Out-Law / Your Daily Need-To-Know

Out-Law Analysis 3 min. read

NSW court says minister has no duty of care to protect against climate change


The New South Wales (NSW) Federal Court has overturned the hotly debated case of Sharma v Minister for Environment, where the court held that the environment minister owed a duty of care to protect children against the effects of climate change resulting from the expansion of a coal mining project.

The previous decision sent shockwaves through the mining and oil and gas sectors given the significant impact it could have on the development of future projects and expansion of existing projects.

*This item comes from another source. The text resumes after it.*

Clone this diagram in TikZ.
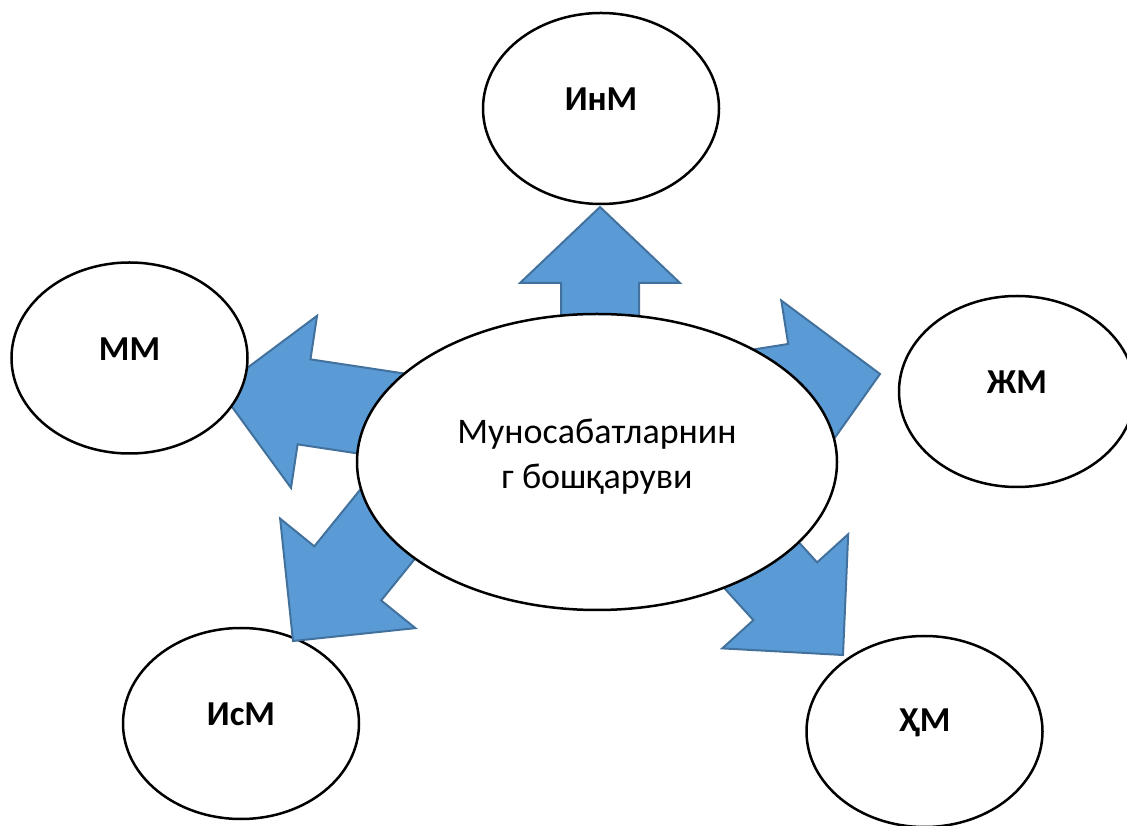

Whilst the applicant, Sharma, was unsuccessful in her application for an injunction to stop the expansion of the mine, the case established a new common law duty of care to protect children under the age of 18 from the harm associated with increased CO2 emissions. The implications of the case also extended to government bodies and authorities, intimating that they needed to consider a wider range of factors before issuing permits and licenses.

Jones Emilie

Emilie Jones

Legal Director

The implications of this decision have been far-reaching and will likely have repercussions in other common law jurisdictions, such as the UK

Although the Federal Court’s decision has effectively restored the ‘status quo’ in respect of the obligations and duties of ministers when discharging their statutory obligations, it is a clear indication that those participating in the energy and resources sector must be cognisant of increasing business risks which are emerging when investing in, or developing, carbon intensive projects. These types of climate litigation proceedings are trending upwards globally, and this is a business risk which the energy and resources sector will need to tackle head on to avoid challenges, delays and ultimately increased capex to develop these types of projects.

The implications of this decision have been far-reaching and will likely have repercussions in other common law jurisdictions, such as the UK.

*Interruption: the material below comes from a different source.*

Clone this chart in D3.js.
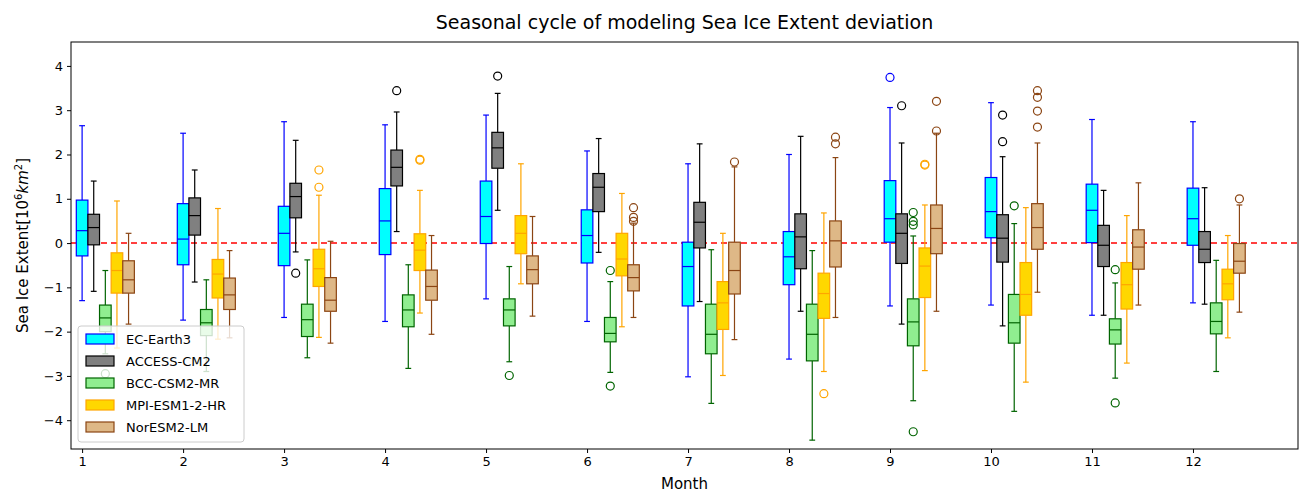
<!DOCTYPE html>
<html><head><meta charset="utf-8">
<script src="https://cdn.jsdelivr.net/npm/d3@7"></script>
<style>body{margin:0;background:#fff}text{font-family:"DejaVu Sans",sans-serif}</style>
</head><body>
<script>
var months = [1,2,3,4,5,6,7,8,9,10,11,12];
var models = ["EC-Earth3","ACCESS-CM2","BCC-CSM2-MR","MPI-ESM1-2-HR","NorESM2-LM"];
var fills  = ["#00ffff","#808080","#90ee90","#ffd700","#deb887"];
var edges  = ["#0000ff","#000000","#006400","#ffa500","#8b4513"];
var yTicks = [-4,-3,-2,-1,0,1,2,3,4];

// each entry per month: [low whisker, q1, median, q3, high whisker]
var ecEarth = [[-1.3,-0.29,0.28,0.97,2.65],[-1.74,-0.49,0.09,0.89,2.48],[-1.68,-0.51,0.22,0.83,2.74],[-1.77,-0.26,0.5,1.23,2.67],[-1.26,-0.01,0.6,1.4,2.89],[-1.77,-0.45,0.17,0.75,2.08],[-3.02,-1.42,-0.53,0.02,1.79],[-2.62,-0.94,-0.31,0.26,2.0],[-1.42,0.02,0.55,1.41,3.06],[-1.4,0.12,0.71,1.48,3.17],[-1.63,0.01,0.74,1.33,2.79],[-1.35,-0.05,0.55,1.24,2.74]];
var access  = [[-1.09,-0.04,0.35,0.65,1.4],[-0.88,0.18,0.62,1.02,1.65],[-0.2,0.57,1.05,1.35,2.32],[0.26,1.29,1.71,2.1,2.96],[0.74,1.69,2.15,2.5,3.38],[-0.21,0.71,1.26,1.57,2.36],[-1.32,-0.11,0.47,0.92,2.24],[-1.54,-0.58,0.14,0.66,2.41],[-1.83,-0.46,0.22,0.66,2.26],[-1.87,-0.43,0.11,0.64,1.95],[-1.63,-0.53,-0.05,0.4,1.19],[-1.38,-0.44,-0.14,0.26,1.25]];
var bcc     = [[-2.5,-2.0,-1.69,-1.4,-0.62],[-2.9,-2.09,-1.8,-1.5,-0.83],[-2.59,-2.11,-1.73,-1.38,-0.38],[-2.83,-1.89,-1.51,-1.17,-0.49],[-2.68,-1.87,-1.51,-1.26,-0.53],[-2.92,-2.23,-2.04,-1.68,-0.87],[-3.62,-2.5,-2.06,-1.38,-0.15],[-4.45,-2.66,-2.06,-1.38,-0.17],[-3.56,-2.32,-1.78,-1.26,0.16],[-3.8,-2.26,-1.8,-1.16,0.44],[-3.05,-2.28,-1.96,-1.71,-0.9],[-2.9,-2.05,-1.77,-1.35,-0.39]];
var mpi     = [[-2.37,-1.13,-0.62,-0.22,0.95],[-2.17,-1.24,-0.7,-0.37,0.78],[-2.13,-0.98,-0.58,-0.14,1.08],[-1.58,-0.62,-0.16,0.21,1.19],[-0.92,-0.24,0.22,0.62,1.79],[-1.89,-0.74,-0.36,0.22,1.12],[-2.99,-1.95,-1.35,-0.87,0.22],[-2.9,-1.7,-1.14,-0.68,0.68],[-2.88,-1.23,-0.52,-0.11,0.86],[-3.14,-1.63,-1.16,-0.44,0.8],[-2.71,-1.49,-0.94,-0.44,0.62],[-2.14,-1.28,-0.92,-0.59,0.17]];
var nor     = [[-1.83,-1.13,-0.83,-0.4,0.22],[-2.14,-1.5,-1.17,-0.79,-0.17],[-2.26,-1.54,-1.29,-0.78,0.04],[-2.06,-1.29,-0.98,-0.61,0.17],[-1.65,-0.92,-0.6,-0.29,0.6],[-1.68,-1.08,-0.78,-0.49,0.45],[-2.18,-1.15,-0.62,0.02,1.72],[-1.68,-0.54,0.05,0.5,1.93],[-1.54,-0.24,0.33,0.86,2.48],[-1.11,-0.14,0.35,0.89,2.26],[-1.4,-0.59,-0.09,0.3,1.36],[-1.56,-0.68,-0.41,-0.01,0.86]];
var stats = [ecEarth, access, bcc, mpi, nor];

// outliers: [model index, month, value]
var fliers = [[2,1,-2.95],[1,3,-0.68],[3,3,1.65],[3,3,1.26],[1,4,3.44],[3,4,1.89],[3,4,1.87],[1,5,3.77],[2,5,-2.99],
  [2,6,-0.62],[2,6,-3.23],[4,6,0.8],[4,6,0.58],[4,6,0.49],[4,7,1.83],[3,8,-3.4],[4,8,2.39],[4,8,2.24],
  [0,9,3.74],[1,9,3.1],[2,9,0.69],[2,9,0.49],[2,9,0.41],[2,9,-4.26],[3,9,1.78],[3,9,1.76],[4,9,3.2],[4,9,2.53],
  [1,10,2.89],[1,10,2.29],[2,10,0.84],[4,10,3.44],[4,10,3.29],[4,10,2.98],[4,10,2.62],[2,11,-0.6],[2,11,-3.61],[4,12,1.0]];

var W = 1299, H = 493;
var m = {left: 71, right: 1298, top: 42, bottom: 449};
var svg = d3.select("body").append("svg").attr("width", W).attr("height", H);

var x = d3.scaleLinear().domain([0.89, 13.04]).range([m.left, m.right]);
var y = d3.scaleLinear().domain([-4.65, 4.54]).range([m.bottom, m.top]);
var step = 0.115, bw = 0.115;

svg.append("line").attr("x1", m.left).attr("x2", m.right).attr("y1", y(0)).attr("y2", y(0))
  .attr("stroke", "#ff0000").attr("stroke-width", 1.6).attr("stroke-dasharray", "6,4");

stats.forEach(function(series, k){
  var g = svg.append("g");
  series.forEach(function(s, i){
    var cx = x(months[i] + k * step), half = (x(bw) - x(0)) / 2;
    var c = edges[k];
    g.append("line").attr("x1", cx).attr("x2", cx).attr("y1", y(s[0])).attr("y2", y(s[1])).attr("stroke", c).attr("stroke-width", 1.2);
    g.append("line").attr("x1", cx).attr("x2", cx).attr("y1", y(s[3])).attr("y2", y(s[4])).attr("stroke", c).attr("stroke-width", 1.2);
    [s[0], s[4]].forEach(function(v){
      g.append("line").attr("x1", cx - half/2).attr("x2", cx + half/2).attr("y1", y(v)).attr("y2", y(v)).attr("stroke", c).attr("stroke-width", 1.2);
    });
    g.append("rect").attr("x", cx - half).attr("width", 2*half).attr("y", y(s[3])).attr("height", y(s[1]) - y(s[3]))
      .attr("fill", fills[k]).attr("stroke", c).attr("stroke-width", 1.2);
    g.append("line").attr("x1", cx - half).attr("x2", cx + half).attr("y1", y(s[2])).attr("y2", y(s[2])).attr("stroke", c).attr("stroke-width", 1.2);
  });
});

svg.selectAll("circle.flier").data(fliers).enter().append("circle").attr("class", "flier")
  .attr("cx", function(d){ return x(d[1] + d[0] * step); })
  .attr("cy", function(d){ return y(d[2]); })
  .attr("r", 4).attr("fill", "none").attr("stroke", function(d){ return edges[d[0]]; }).attr("stroke-width", 1.2);

// frame and axes
svg.append("rect").attr("x", m.left).attr("y", m.top).attr("width", m.right - m.left).attr("height", m.bottom - m.top)
  .attr("fill", "none").attr("stroke", "#000").attr("stroke-width", 1);
var xa = svg.append("g").attr("transform", "translate(0," + m.bottom + ")")
  .call(d3.axisBottom(x).tickValues(months).tickSize(4).tickPadding(4).tickFormat(d3.format("d")));
var ya = svg.append("g").attr("transform", "translate(" + m.left + ",0)")
  .call(d3.axisLeft(y).tickValues(yTicks).tickSize(4).tickPadding(4).tickFormat(function(d){ return d < 0 ? "\u2212" + (-d) : d; }));
[xa, ya].forEach(function(a){
  a.select(".domain").remove();
  a.selectAll("text").attr("font-size", 13).attr("fill", "#000");
});

svg.append("text").attr("x", (m.left + m.right) / 2).attr("y", 29).attr("text-anchor", "middle").attr("font-size", 19)
  .text("Seasonal cycle of modeling Sea Ice Extent deviation");
svg.append("text").attr("x", (m.left + m.right) / 2).attr("y", 489).attr("text-anchor", "middle").attr("font-size", 15).text("Month");
var yl = svg.append("text").attr("transform", "translate(28," + ((m.top + m.bottom) / 2) + ") rotate(-90)")
  .attr("text-anchor", "middle").attr("font-size", 15);
yl.append("tspan").text("Sea Ice Extent[10");
yl.append("tspan").attr("font-size", 10).attr("dy", -6).text("6");
yl.append("tspan").attr("dy", 6).attr("font-style", "italic").text("km");
yl.append("tspan").attr("font-size", 10).attr("dy", -6).text("2");
yl.append("tspan").attr("dy", 6).text("]");

// legend
var lg = svg.append("g").attr("transform", "translate(78,326)");
lg.append("rect").attr("width", 166).attr("height", 116).attr("rx", 3).attr("fill", "#fff").attr("fill-opacity", 0.8).attr("stroke", "#ccc");
models.forEach(function(name, k){
  var r = lg.append("g").attr("transform", "translate(8," + (8 + k * 22) + ")");
  r.append("rect").attr("width", 28).attr("height", 10).attr("fill", fills[k]).attr("stroke", edges[k]).attr("stroke-width", 1.2);
  r.append("text").attr("x", 40).attr("y", 10).attr("font-size", 13).text(name);
});
</script>
</body></html>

This case could certainly be used as a yardstick by English courts expressing similar doubts to the Federal Court about issues including whether it is appropriate for the courts, in a claim for negligence, to be evaluating public policy decisions made at the highest governmental level; the lack of proximity in the relationship between the minister and the claimants; the risk of indeterminate liability to a very wide class of persons if a duty were imposed; and the difficulty for the claimants of establishing that it was reasonably foreseeable that the minister's decision would cause them injury. 

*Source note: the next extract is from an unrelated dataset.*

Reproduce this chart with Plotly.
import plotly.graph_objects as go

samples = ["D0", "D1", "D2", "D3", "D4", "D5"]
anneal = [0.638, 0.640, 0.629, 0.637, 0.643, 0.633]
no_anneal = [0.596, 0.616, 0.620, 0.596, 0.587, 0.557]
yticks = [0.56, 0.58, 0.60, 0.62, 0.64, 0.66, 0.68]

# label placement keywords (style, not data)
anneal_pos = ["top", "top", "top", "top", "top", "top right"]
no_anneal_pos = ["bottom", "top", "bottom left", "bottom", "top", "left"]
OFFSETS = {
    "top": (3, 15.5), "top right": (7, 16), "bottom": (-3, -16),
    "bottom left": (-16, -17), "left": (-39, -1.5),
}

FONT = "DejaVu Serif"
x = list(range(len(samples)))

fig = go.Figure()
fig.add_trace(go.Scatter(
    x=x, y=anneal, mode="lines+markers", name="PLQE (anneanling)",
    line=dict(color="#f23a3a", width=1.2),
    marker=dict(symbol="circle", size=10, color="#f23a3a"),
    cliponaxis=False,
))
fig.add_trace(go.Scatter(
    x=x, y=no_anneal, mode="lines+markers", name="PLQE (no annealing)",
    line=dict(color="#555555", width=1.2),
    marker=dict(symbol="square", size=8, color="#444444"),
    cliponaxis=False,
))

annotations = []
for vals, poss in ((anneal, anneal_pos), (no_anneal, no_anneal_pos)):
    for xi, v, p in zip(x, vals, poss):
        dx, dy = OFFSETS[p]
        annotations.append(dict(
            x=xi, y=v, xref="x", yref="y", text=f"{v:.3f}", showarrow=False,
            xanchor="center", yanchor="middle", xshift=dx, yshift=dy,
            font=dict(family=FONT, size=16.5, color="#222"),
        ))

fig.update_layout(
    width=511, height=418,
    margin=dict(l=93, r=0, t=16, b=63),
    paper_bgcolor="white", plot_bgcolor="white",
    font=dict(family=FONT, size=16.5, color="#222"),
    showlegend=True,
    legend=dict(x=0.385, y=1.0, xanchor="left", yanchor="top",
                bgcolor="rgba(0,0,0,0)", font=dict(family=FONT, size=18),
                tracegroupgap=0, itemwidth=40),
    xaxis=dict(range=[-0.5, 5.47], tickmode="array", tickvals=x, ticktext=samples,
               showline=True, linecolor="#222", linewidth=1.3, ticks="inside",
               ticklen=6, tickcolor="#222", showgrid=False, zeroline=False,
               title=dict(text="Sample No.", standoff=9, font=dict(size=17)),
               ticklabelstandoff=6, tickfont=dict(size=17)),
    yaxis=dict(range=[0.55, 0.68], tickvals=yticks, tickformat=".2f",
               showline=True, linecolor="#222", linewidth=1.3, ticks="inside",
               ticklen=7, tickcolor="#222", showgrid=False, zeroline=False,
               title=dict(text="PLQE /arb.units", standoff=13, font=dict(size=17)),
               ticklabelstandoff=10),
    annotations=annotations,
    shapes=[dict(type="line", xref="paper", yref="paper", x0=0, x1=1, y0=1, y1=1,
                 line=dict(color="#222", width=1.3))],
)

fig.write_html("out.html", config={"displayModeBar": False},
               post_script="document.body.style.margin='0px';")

Previously, shareholders and other climate interest groups have brought claims based on a breach of directors’ duties under the Corporations Act 2001 (Cth), misleading and deceptive conduct under the Australian Consumer Law, breach of trustee duties and others. We may also see arguments about issues such as the causation and foreseeability of damage in cases running negligence or nuisance climate litigation claims against private corporations, which appear to be on the rise based on recent climate litigation statistics.

Although this case was overturned for largely public policy reasons and the inability of the original claimant to establish a sufficient nexus between causation and harm, public policy has been evolving more rapidly around climate change

Climate litigation risk is now a very real business risk and although this case was overturned for largely public policy reasons and the inability of the original claimant to establish a sufficient nexus between causation and harm, public policy has been evolving more rapidly around climate change and this area is certainly one which should be carefully monitored.   

There is a high likelihood that the decision of the Federal Court will be appealed. Consequently, this area of law is far from settled and we can expect to see further developments in respect of this matter in the short to medium term. 

The court's ruling

It was the Federal Court’s view that upholding the original decision would result in a significant change of the public policy surrounding climate change. It held that changes to public policy are a matter for the legislative branch and are outside the power and responsibility of the judiciary. Upholding the primary judge’s decision would blur the separation of power between the arms of government to increase the role of the judiciary beyond its legitimate scope.

To impose the duty would be “incoherent and inconsistent” with the Environment Protection and Biodiversity Conservation Act 1999 (Cth) (EPBC Act). In the first instance decision, the primary judge held that there was an implied duty to consider human safety when approving applications in respect of sections 130, 133 and 136 of the EPBC Act. The Federal Court instead found, based on the express wording of those provisions, human safety was not a relevant consideration. The mandatory considerations required by the minister were sufficiently contained within the relevant sections. To go beyond the consideration listed under those sections would extend their scope beyond was what initially intended.

In consideration of the negligence point, the Full Bench held that the element of causation could not be sufficiently established. The link between the minister’s decision and the impact of climate change related harm was insufficient. The court explained that whilst the minister’s decision did result in an increase in CO2 emissions, and contribute to climate change, the nexus between the decision and direct harm on children was weak. If causation was established, the duty imposed on the minister was not proportionate to the amount of additional resulting climate related harm. The court cited heatwaves, bushfires, and water level rising as other climate change related impacts that were outside the control of and unaffected by the minister’s decision.

The Full Bench found that the EPBC Act did not create any relationship between the minister and those persons potentially harmed by any decision made under the EPBC Act, a critical requirement to establish a duty of care.